Du roman de montagne au Premier de cordée
Le roman de montagne est un genre populaire qui apparaît au début du XXe siècle pour permettre au grand public de suivre la trace des alpinistes. Si les débuts du genre sont plutôt laborieux sous la plume d’alpinistes ne sachant pas trop comment partager leurs exploits, Frison-Roche se révèle être un auteur majeur. Alpiniste et grande figure des Alpes, reporter et écrivain, qui ne connaît pas Frison-Roche pour son best-seller Premier de cordée ? Une histoire où se mêlent la passion pour l’alpinisme d’un jeune garçon qui veut devenir guide à tout prix, le courage et la solidarité des hommes de la montagne face à l’adversité. Frison-Roche a écrit de nombreux ouvrages sur les montagnes qu’il faut tous recommander aux amoureux de l’alpinisme. Les alpinistes René Demaison (342 heures dans les Grandes Jorasses), Gaston Rebuffat (Le Massif du Mont-Blanc), Lionel Terray (Les Conquérants de l'inutile) dépeignent avec talent leurs ascensions verticales. Les Alpes constituent un réservoir inépuisable pour raconter d’incroyables aventures humaines, comme celle d’un Frison-Roche avec ces Montagnards de la nuit ou celle contée par Roger Canac dans son Gaspard de la Meije.

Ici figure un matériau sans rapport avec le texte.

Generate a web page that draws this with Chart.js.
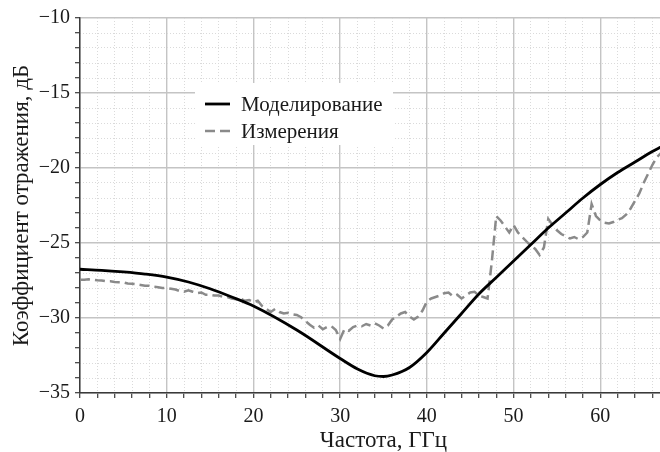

Les Alpes noires, thrillers et polars
Après s’être longtemps tournées vers le blanc des sommets et la beauté des montagnes, sans éluder les drames liés à l’alpinisme, les Alpes révèlent un côté plus sombre avec le succès de genres contemporains que sont le polar et le thriller. Les Alpes offrent un décor de rêve pour des genres très en vogue qui aiment les lieux reculés et inaccessibles, parfaits pour commettre des crimes ou cacher des secrets monstrueux. Crime sous le Mont-Blanc et Un guide pour la mort, publiés en 1970 et 1971, de Dominique Arly, préfigurent une déferlante de romans mettant en scène des meurtres dans les montagnes. De Mystère à Isola 2000 de Jean Emelina au terrifiant L’Illusion de Maxime Chattam, sorte de Shining version alpine, les Alpes n’ont pas fini de nous effrayer.